Source code of charts:
- - - - - - -

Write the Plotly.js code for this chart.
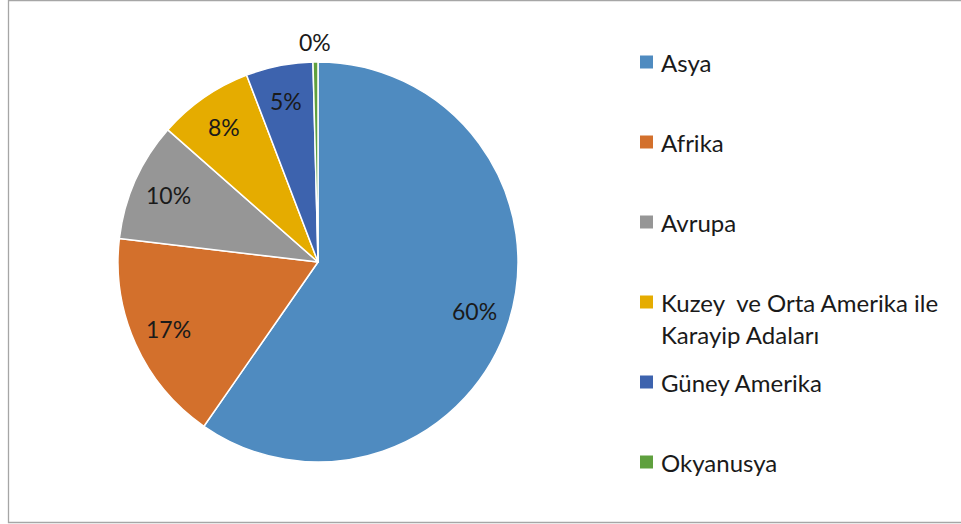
<!DOCTYPE html>
<html>
<head>
<meta charset="utf-8">
<script src="https://cdn.plot.ly/plotly-3.0.1.min.js"></script>
<style>
html,body{margin:0;padding:0;background:#fff;}
#chart{width:961px;height:524px;}
</style>
</head>
<body>
<div id="chart"></div>
<script>
const categories = ["Asya", "Afrika", "Avrupa", "Kuzey  ve Orta Amerika ile<br>Karayip Adaları", "Güney Amerika", "Okyanusya"];
const shares = [59.6, 17.2, 9.6, 7.7, 5.4, 0.4];
const colors = ["#4F8BC0", "#D3702C", "#969696", "#E5AC00", "#3D63AE", "#5FA03E"];
const labelOutside = [false, false, false, false, false, true];

const W = 961, H = 524;
const fontFam = "Lato, 'Open Sans', sans-serif";
const pieCx = 318, pieCy = 262, pieR = 200;

const trace = {
  type: "pie",
  labels: categories,
  values: shares,
  sort: false,
  direction: "clockwise",
  rotation: 0,
  marker: { colors: colors, line: { color: "#FFFFFF", width: 1.5 } },
  textinfo: "none",
  showlegend: false,
  hoverinfo: "label+percent",
  domain: { x: [(pieCx - pieR) / W, (pieCx + pieR) / W], y: [(H - pieCy - pieR) / H, (H - pieCy + pieR) / H] }
};

const shapes = [{
  type: "rect", xref: "paper", yref: "paper",
  x0: 8.5 / W, x1: 1.2, y0: 1.5 / H, y1: 1 - 0.5 / H,
  line: { color: "#A6A6A6", width: 1.3 }, fillcolor: "rgba(0,0,0,0)"
}];
const annotations = [];

// data labels (percent), placed Office-style along each slice's mid-angle
const total = shares.reduce((a, b) => a + b, 0);
let cum = 0;
shares.forEach((v, i) => {
  const frac = v / total;
  const mid = (cum + frac / 2) * 2 * Math.PI;
  cum += frac;
  const r = pieR * (labelOutside[i] ? 1.1 : 0.82);
  const px = pieCx + r * Math.sin(mid);
  const py = pieCy - r * Math.cos(mid);
  annotations.push({
    xref: "paper", yref: "paper", x: px / W, y: 1 - py / H,
    xanchor: "center", yanchor: "middle", showarrow: false,
    text: Math.round(frac * 100) + "%",
    font: { family: fontFam, size: 23, color: "#1a1a1a" }
  });
});

// legend built from categories/colors
const legX = 640, legTextX = 659, legY0 = 62, legStep = 80, sq = 13, lineGap = 32;
categories.forEach((c, i) => {
  const cy = legY0 + i * legStep;
  shapes.push({
    type: "rect", xref: "paper", yref: "paper",
    x0: legX / W, x1: (legX + sq) / W,
    y0: 1 - (cy + sq / 2) / H, y1: 1 - (cy - sq / 2) / H,
    line: { width: 0 }, fillcolor: colors[i]
  });
  c.split("<br>").forEach((ln, j) => {
    annotations.push({
      xref: "paper", yref: "paper",
      x: legTextX / W, y: 1 - (cy + j * lineGap) / H,
      xanchor: "left", yanchor: "middle",
      text: ln, showarrow: false,
      font: { family: fontFam, size: 24, color: "#1a1a1a" }
    });
  });
});

const layout = {
  width: W, height: H,
  margin: { l: 0, r: 0, t: 0, b: 0 },
  paper_bgcolor: "#FFFFFF",
  showlegend: false,
  shapes: shapes,
  annotations: annotations
};

Plotly.newPlot("chart", [trace], layout, { displayModeBar: false, staticPlot: true });
</script>
</body>
</html>
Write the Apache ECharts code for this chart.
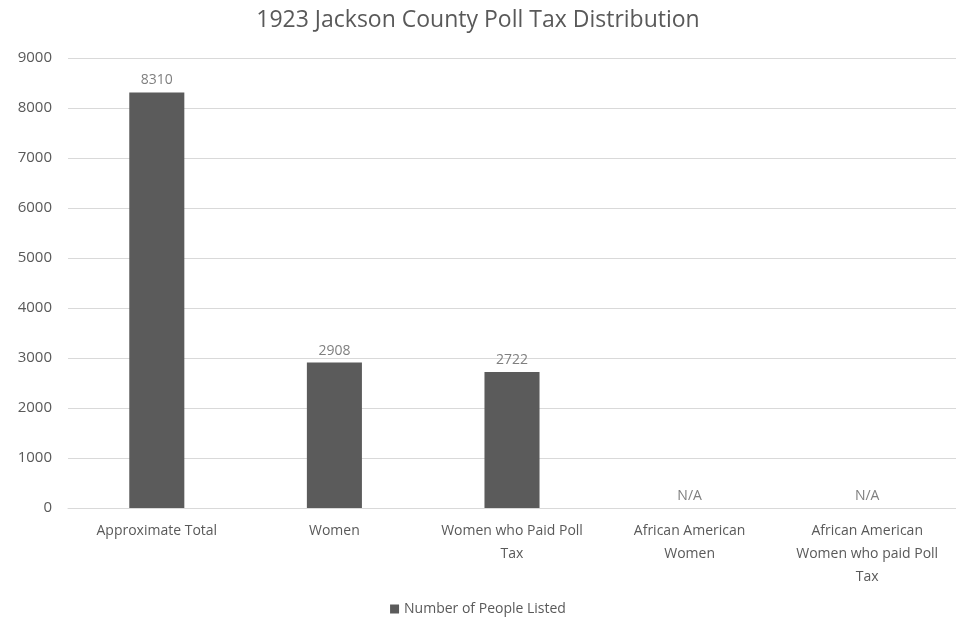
<!DOCTYPE html>
<html>
<head>
<meta charset="utf-8">
<script src="https://cdn.jsdelivr.net/npm/echarts@6/dist/echarts.min.js"></script>
<style>
  html, body { margin: 0; padding: 0; background: #fff; }
  #chart { width: 956px; height: 620px; }
</style>
</head>
<body>
<div id="chart"></div>
<script>
// categories and values (null = N/A)
const categories = [
  'Approximate Total',
  'Women',
  'Women who Paid Poll\nTax',
  'African American\nWomen',
  'African American\nWomen who paid Poll\nTax'
]
const peopleListed = [8310, 2908, 2722, null, null]
const yTicks = [0, 1000, 2000, 3000, 4000, 5000, 6000, 7000, 8000, 9000]

const textColor = '#595959'
const fontName = '"Open Sans", "Noto Sans", sans-serif'

const chart = echarts.init(document.getElementById('chart'))

// missing values get a zero-height bar so the label can say N/A
const barData = peopleListed.map(v => v == null
  ? { value: 0, label: { formatter: 'N/A' } }
  : v)

const option = {
  animation: false,
  textStyle: { fontFamily: fontName },
  title: {
    text: '1923 Jackson County Poll Tax Distribution',
    left: 'center',
    top: 4,
    textStyle: { fontSize: 23, fontWeight: 'normal', color: textColor, fontFamily: fontName }
  },
  legend: {
    bottom: -1,
    left: 'center',
    itemWidth: 9,
    itemHeight: 9,
    icon: 'rect',
    itemGap: 5,
    textStyle: { fontSize: 14, color: textColor, fontFamily: fontName },
    data: ['Number of People Listed']
  },
  grid: { left: 68, right: 0, top: 58, bottom: 112, containLabel: false },
  xAxis: {
    type: 'category',
    data: categories,
    axisLine: { lineStyle: { color: '#d9d9d9' } },
    axisTick: { show: false },
    axisLabel: {
      color: textColor,
      fontSize: 14,
      lineHeight: 23,
      margin: 12,
      interval: 0
    }
  },
  yAxis: {
    type: 'value',
    min: yTicks[0],
    max: yTicks[yTicks.length - 1],
    interval: 1000,
    axisLine: { show: false },
    axisTick: { show: false },
    splitLine: { lineStyle: { color: '#d9d9d9' } },
    axisLabel: { color: textColor, fontSize: 15, margin: 16, formatter: v => String(v) }
  },
  series: [{
    name: 'Number of People Listed',
    type: 'bar',
    data: barData,
    barWidth: '31%',
    itemStyle: { color: '#5b5b5b' },
    label: {
      show: true,
      position: 'top',
      distance: 5,
      color: '#7f7f7f',
      fontSize: 14
    }
  }]
}

chart.setOption(option)
</script>
</body>
</html>
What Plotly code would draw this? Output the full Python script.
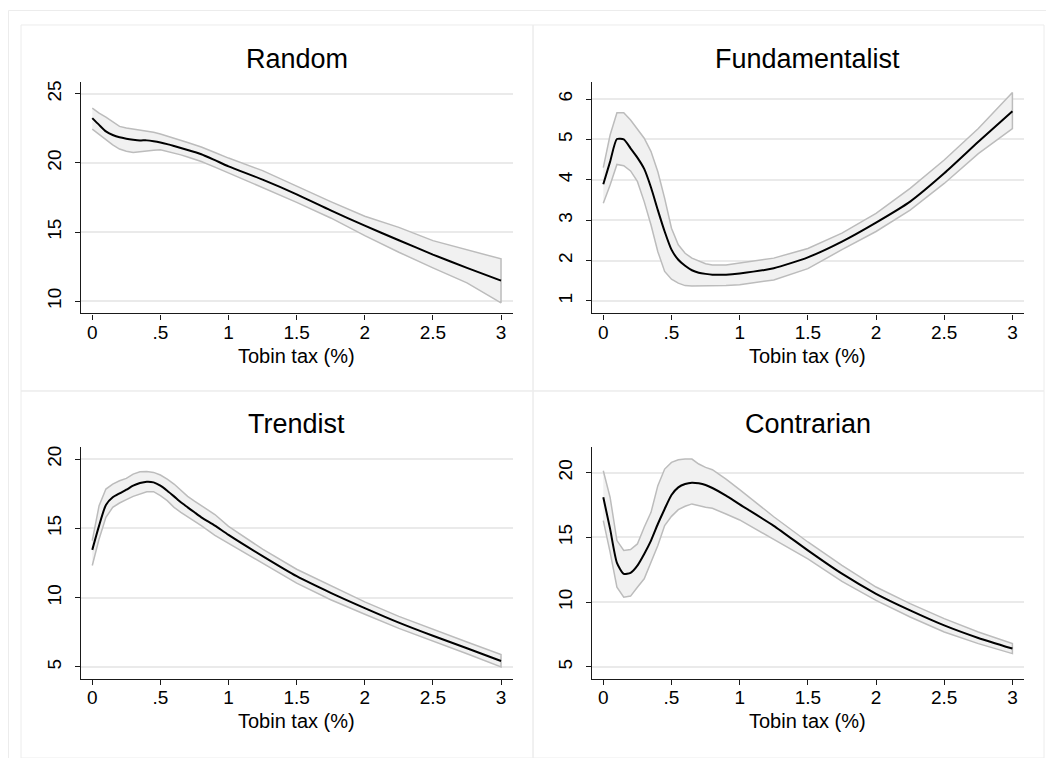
import plotly.graph_objects as go

# the page body keeps its default 8px margin, so the figure is drawn 8px in
OFF = 8
W, H = 1054 - 2 * OFF, 766 - 2 * OFF

# ---------------- data ----------------
tax = [0, 0.05, 0.1, 0.15, 0.2, 0.25, 0.3, 0.35, 0.4, 0.45, 0.5, 0.55, 0.6, 0.65,
       0.7, 0.75, 0.8, 0.9, 1.0, 1.25, 1.5, 1.75, 2.0, 2.25, 2.5, 2.75, 3.0]

random_mean = [23.24, 22.75, 22.28, 22.02, 21.85, 21.75, 21.68, 21.63, 21.63, 21.57, 21.48, 21.36,
               21.22, 21.08, 20.94, 20.79, 20.63, 20.20, 19.75, 18.79, 17.73, 16.57, 15.46, 14.41,
               13.37, 12.41, 11.49]
random_hi = [23.96, 23.60, 23.31, 22.95, 22.64, 22.52, 22.45, 22.38, 22.33, 22.22, 22.09, 21.95,
             21.80, 21.65, 21.48, 21.32, 21.15, 20.75, 20.35, 19.44, 18.31, 17.20, 16.14, 15.34,
             14.38, 13.73, 13.06]
random_lo = [22.45, 22.05, 21.68, 21.30, 21.00, 20.85, 20.76, 20.80, 20.88, 20.92, 20.95, 20.85,
             20.72, 20.58, 20.43, 20.28, 20.10, 19.70, 19.27, 18.23, 17.15, 16.02, 14.74, 13.54,
             12.41, 11.32, 9.88]

fund_mean = [3.89, 4.45, 5.01, 5.00, 4.78, 4.55, 4.27, 3.81, 3.25, 2.72, 2.27, 2.02, 1.87, 1.76,
             1.70, 1.67, 1.65, 1.65, 1.68, 1.81, 2.08, 2.47, 2.94, 3.46, 4.16, 4.94, 5.70]
fund_hi = [4.30, 5.11, 5.66, 5.66, 5.48, 5.27, 5.03, 4.70, 4.20, 3.54, 2.80, 2.39, 2.18, 2.06,
           1.98, 1.92, 1.89, 1.89, 1.94, 2.06, 2.30, 2.68, 3.17, 3.79, 4.49, 5.27, 6.16]
fund_lo = [3.42, 3.87, 4.38, 4.35, 4.22, 3.96, 3.46, 2.88, 2.22, 1.73, 1.54, 1.44, 1.38, 1.37,
           1.37, 1.37, 1.37, 1.38, 1.40, 1.52, 1.80, 2.27, 2.72, 3.25, 3.91, 4.65, 5.27]

trend_mean = [13.45, 15.20, 16.69, 17.24, 17.53, 17.79, 18.08, 18.27, 18.37, 18.32, 18.08, 17.72,
              17.31, 16.88, 16.52, 16.16, 15.80, 15.20, 14.53, 13.00, 11.55, 10.35, 9.25, 8.20,
              7.25, 6.35, 5.43]
trend_hi = [14.12, 16.64, 17.84, 18.20, 18.44, 18.61, 18.92, 19.09, 19.11, 19.04, 18.85, 18.56,
            18.20, 17.72, 17.31, 16.97, 16.64, 16.00, 15.15, 13.50, 12.05, 10.85, 9.70, 8.65,
            7.70, 6.80, 5.89]
trend_lo = [12.32, 14.24, 15.80, 16.52, 16.83, 17.07, 17.31, 17.48, 17.65, 17.65, 17.36, 17.00,
            16.52, 16.16, 15.80, 15.50, 15.20, 14.50, 13.90, 12.50, 11.05, 9.85, 8.80, 7.78,
            6.85, 5.95, 5.00]

contra_mean = [18.10, 15.66, 13.04, 12.19, 12.27, 12.83, 13.73, 14.76, 16.04, 17.20, 18.28, 18.87,
               19.13, 19.23, 19.18, 19.05, 18.82, 18.23, 17.55, 15.90, 14.00, 12.20, 10.65, 9.37,
               8.21, 7.24, 6.42]
contra_hi = [20.15, 18.10, 14.76, 13.99, 14.07, 14.50, 15.79, 16.94, 19.00, 20.28, 20.80, 21.00,
             21.05, 21.05, 20.67, 20.41, 20.23, 19.51, 18.70, 16.60, 14.65, 12.85, 11.17, 9.89,
             8.73, 7.70, 6.80]
contra_lo = [16.30, 13.86, 11.16, 10.39, 10.47, 11.16, 11.81, 13.09, 14.37, 15.92, 16.63, 17.15,
             17.41, 17.59, 17.46, 17.33, 17.25, 16.81, 16.35, 14.85, 13.35, 11.60, 10.14, 8.86,
             7.70, 6.80, 6.03]

x_tickvals = [0, 0.5, 1, 1.5, 2, 2.5, 3]
x_ticktext = ["0", ".5", "1", "1.5", "2", "2.5", "3"]
x_title = "Tobin tax (%)"

panels = [
    dict(title="Random", mean=random_mean, hi=random_hi, lo=random_lo,
         yticks=[10, 15, 20, 25], yrange=[9.11, 25.83]),
    dict(title="Fundamentalist", mean=fund_mean, hi=fund_hi, lo=fund_lo,
         yticks=[1, 2, 3, 4, 5, 6], yrange=[0.689, 6.415]),
    dict(title="Trendist", mean=trend_mean, hi=trend_hi, lo=trend_lo,
         yticks=[5, 10, 15, 20], yrange=[4.165, 20.85]),
    dict(title="Contrarian", mean=contra_mean, hi=contra_hi, lo=contra_lo,
         yticks=[5, 10, 15, 20], yrange=[4.106, 21.96]),
]

# ---------------- layout geometry (page pixels) ----------------
col_x = [(80.7, 512.6), (591.7, 1024.0)]
row_y = [(80.5, 312.3), (446.5, 678.3)]
boxes_x = [(21, 533), (533, 1044)]
boxes_y = [(23, 390), (390, 758)]


def fx(p):
    return (p - OFF) / W


def fy(p):
    return 1 - (p - OFF) / H


FONT = "Liberation Sans, Arial, Helvetica, sans-serif"
fig = go.Figure()
shapes = []
annotations = []

# outer frame (as close to the page edge as the figure allows)
shapes.append(dict(type="rect", xref="paper", yref="paper",
                   x0=fx(8.5), x1=fx(1060), y0=fy(8.5), y1=fy(775),
                   line=dict(color="#ececec", width=1), fillcolor="rgba(0,0,0,0)", layer="below"))

for i, p in enumerate(panels):
    r, c = divmod(i, 2)
    k = "" if i == 0 else str(i + 1)
    xa, ya = "x" + k, "y" + k
    # confidence band polygon
    fig.add_trace(go.Scatter(
        x=tax + tax[::-1], y=p["hi"] + p["lo"][::-1], xaxis=xa, yaxis=ya,
        mode="lines", fill="toself", fillcolor="#f1f1f1",
        line=dict(color="#bcbcbc", width=1.5), hoverinfo="skip", showlegend=False))
    fig.add_trace(go.Scatter(
        x=tax, y=p["mean"], xaxis=xa, yaxis=ya, mode="lines",
        line=dict(color="#000000", width=2, shape="spline", smoothing=0.6),
        showlegend=False))
    x0, x1 = col_x[c]
    y0, y1 = row_y[r]
    axis_common = dict(showline=True, linecolor="#1a1a1a", linewidth=1.2,
                       ticks="outside", ticklen=5, tickwidth=1.2, tickcolor="#1a1a1a",
                       tickfont=dict(family=FONT, size=19, color="#000000"),
                       zeroline=False, mirror=False)
    fig.layout["xaxis" + k] = dict(
        domain=[fx(x0), fx(x1)], anchor=ya, range=[-0.085, 3.085],
        tickvals=x_tickvals, ticktext=x_ticktext, showgrid=False,
        ticklabelstandoff=-3, **axis_common)
    fig.layout["yaxis" + k] = dict(
        domain=[fy(y1), fy(y0)], anchor=xa, range=p["yrange"],
        tickvals=p["yticks"], ticktext=[str(v) for v in p["yticks"]], tickangle=-90,
        ticklabelstandoff=6,
        showgrid=True, gridcolor="#eaeaea", gridwidth=1.5, **axis_common)
    # panel title
    annotations.append(dict(text=p["title"], xref="paper", yref="paper",
                            x=fx((x0 + x1) / 2), y=fy(57 + 366 * r), xanchor="center", yanchor="middle",
                            showarrow=False, font=dict(family=FONT, size=27, color="#000000")))
    annotations.append(dict(text=x_title, xref="paper", yref="paper",
                            x=fx((x0 + x1) / 2), y=fy(355 + 366 * r), xanchor="center", yanchor="middle",
                            showarrow=False, font=dict(family=FONT, size=20, color="#000000")))
    bx0, bx1 = boxes_x[c]
    by0, by1 = boxes_y[r]
    shapes.append(dict(type="rect", xref="paper", yref="paper",
                       x0=fx(bx0), x1=fx(bx1), y0=fy(by0), y1=fy(by1),
                       line=dict(color="#ececec", width=1), fillcolor="rgba(0,0,0,0)", layer="below"))

fig.update_layout(width=W, height=H, margin=dict(l=0, r=0, t=0, b=0),
                  paper_bgcolor="white", plot_bgcolor="white",
                  shapes=shapes, annotations=annotations, showlegend=False,
                  font=dict(family=FONT))

fig.write_html("out.html")
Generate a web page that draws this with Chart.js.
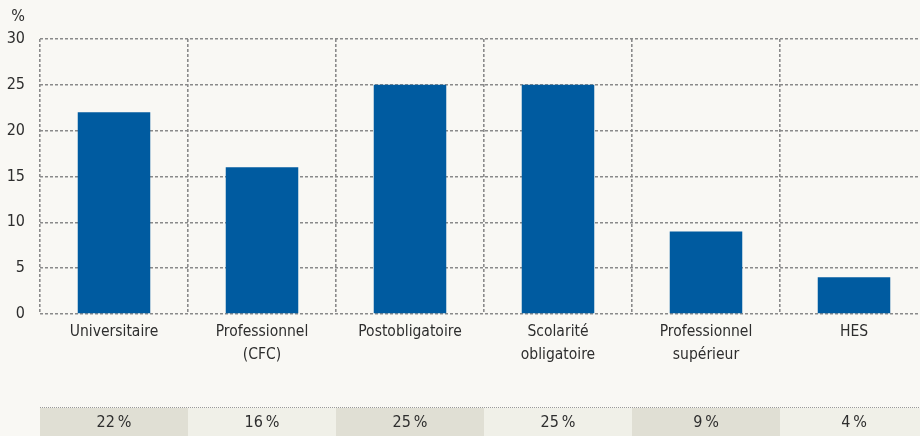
<!DOCTYPE html>
<html>
<head>
<meta charset="utf-8">
<script src="https://cdn.jsdelivr.net/npm/chart.js@4"></script>
<style>
html,body{margin:0;padding:0;background:#f9f8f4;overflow:hidden}
#wrap{width:920px;height:436px;overflow:hidden}
</style>
</head>
<body>
<div id="wrap"><canvas id="grafik" width="928" height="436" style="width:928px;height:436px"></canvas></div>
<script>
let kategori=[["Universitaire"],["Professionnel","(CFC)"],["Postobligatoire"],["Scolarité","obligatoire"],["Professionnel","supérieur"],["HES"]]
let nilai=[22,16,25,25,9,4]
let labelTabel=["22\u202f%","16\u202f%","25\u202f%","25\u202f%","9\u202f%","4\u202f%"]
let yMin=0
let yMax=30
let yStep=5

let huruf="'DejaVu Sans Condensed','Liberation Sans Narrow',sans-serif"
let warnaTeks="#2e2e2e"

// background, "%" label and the percentage strip under the chart
let pluginTabel={
id:"tabel",
beforeDraw(chart){
let ctx=chart.ctx
ctx.save()
ctx.fillStyle="#f9f8f4"
ctx.fillRect(0,0,chart.width,chart.height)
ctx.restore()
},
afterDraw(chart){
let ctx=chart.ctx
let x=chart.scales.x
let area=chart.chartArea
let lebar=(area.right-area.left)/kategori.length
let atas=407
ctx.save()
labelTabel.forEach((t,i)=>{
let tengah=x.getPixelForValue(i)
ctx.fillStyle=i%2==0?"#e0dfd4":"#f0f0e8"
ctx.fillRect(tengah-lebar/2,atas+1,lebar,chart.height-atas)
ctx.fillStyle=warnaTeks
ctx.font="16px "+huruf
ctx.textAlign="center"
ctx.textBaseline="middle"
ctx.fillText(t,tengah,423)
})
ctx.strokeStyle="#9a9a9a"
ctx.lineWidth=1
ctx.setLineDash([1,1])
ctx.beginPath()
ctx.moveTo(area.left,atas+0.5)
ctx.lineTo(area.right,atas+0.5)
ctx.stroke()
ctx.setLineDash([])
ctx.fillStyle=warnaTeks
ctx.font="16px "+huruf
ctx.textAlign="right"
ctx.textBaseline="middle"
ctx.fillText("%",25,17)
ctx.restore()
}
}

new Chart(document.getElementById("grafik"),{
type:"bar",
data:{
labels:kategori,
datasets:[{
data:nilai,
backgroundColor:"#005ba0",
barPercentage:0.49,
categoryPercentage:1
}]
},
options:{
responsive:false,
animation:false,
devicePixelRatio:1,
layout:{padding:{top:39,left:0,right:0,bottom:0}},
plugins:{legend:{display:false},tooltip:{enabled:false}},
scales:{
x:{
grid:{color:"#8a8a8a",lineWidth:1.6,drawTicks:false,offset:true},
border:{display:false,dash:[3,2]},
ticks:{color:warnaTeks,font:{family:huruf,size:15.5,lineHeight:1.5},padding:6,maxRotation:0,autoSkip:false},
afterFit(axis){axis.height=122}
},
y:{
min:yMin,
max:yMax,
grid:{color:"#8a8a8a",lineWidth:1.6,drawTicks:false},
border:{display:false,dash:[3,2]},
ticks:{stepSize:yStep,color:warnaTeks,font:{family:huruf,size:16},padding:15},
afterFit(axis){axis.width=40}
}
}
},
plugins:[pluginTabel]
})
</script>
</body>
</html>
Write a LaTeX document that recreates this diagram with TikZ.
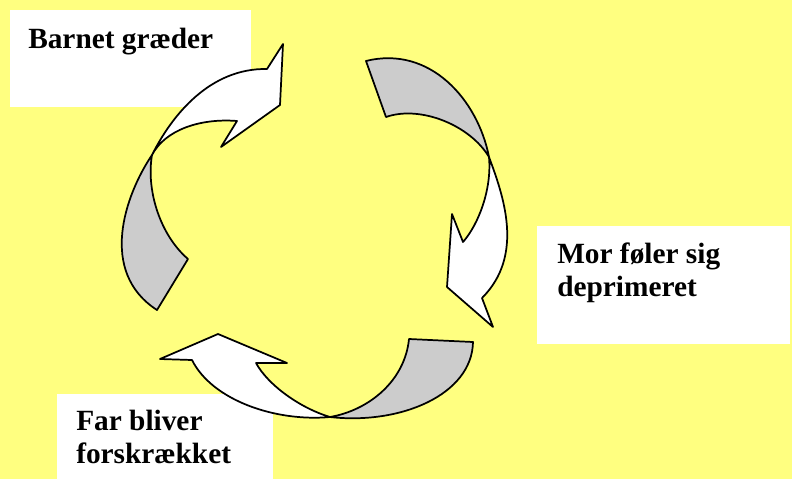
\documentclass[tikz,border=0pt]{standalone}
\usepackage{fontspec}
\setmainfont{Liberation Serif}
\usepackage{tikz}
\usetikzlibrary{positioning}

\definecolor{paper}{RGB}{255,255,128}
\definecolor{backgray}{RGB}{204,204,204}

\begin{document}
\begin{tikzpicture}[x=0.75pt, y=-0.75pt,
    band/.style={draw=black, line width=1.3pt, line join=round},
    front/.style={band, fill=white},
    back/.style={band, fill=backgray},
    lbl/.style={anchor=base west, inner sep=0pt, font=\fontsize{22}{26}\selectfont\bfseries}]
    \useasboundingbox (0,0) rectangle (792,479);
    \fill[paper] (0,0) rectangle (792,479);

    % white boxes behind the texts
    \fill[white] (10,10) rectangle (251,107);
    \fill[white] (537,226) rectangle (790,344);
    \fill[white] (57,394) rectangle (273,479);

    \node[lbl] (barn) at (28,48) {Barnet græder};
    \node[lbl] (mor1) at (557,263) {Mor føler sig};
    \node[lbl] (mor2) at (557,296) {deprimeret};
    \node[lbl] (far1) at (76,430) {Far bliver};
    \node[lbl] (far2) at (76,463) {forskrækket};

    % upper left arrow
    \draw[front] (152,155) .. controls (172,115) and (210,68) .. (267,69)
        -- (283,44) -- (280,105) -- (221,147) -- (237,121)
        .. controls (200,118) and (165,130) .. (152,155) -- cycle;
    \draw[back] (152,155) .. controls (125,195) and (98,272) .. (157,310)
        -- (188,259) .. controls (160,235) and (146,190) .. (152,155) -- cycle;

    % right arrow
    \draw[front] (489,157) .. controls (503,195) and (525,255) .. (482,298)
        -- (493,327) -- (447,287) -- (452,214) -- (463,242)
        .. controls (478,225) and (492,190) .. (489,157) -- cycle;
    \draw[back] (489,157) .. controls (478,100) and (430,45) .. (366,61)
        -- (386,117) .. controls (420,105) and (470,125) .. (489,157) -- cycle;

    % bottom arrow
    \draw[front] (330,417) .. controls (275,422) and (212,400) .. (192,360)
        -- (160,359) -- (218,334) -- (287,363) -- (256,363)
        .. controls (268,385) and (300,408) .. (330,417) -- cycle;
    \draw[back] (330,417) .. controls (370,410) and (405,380) .. (409,339)
        -- (473,342) .. controls (472,395) and (400,425) .. (330,417) -- cycle;
\end{tikzpicture}
\end{document}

- - - - - - -

Make a copy of each line that contains the string "with".

Generate a web page that draws this with Chart.js.
Write a LaTeX document that recreates this diagram with TikZ.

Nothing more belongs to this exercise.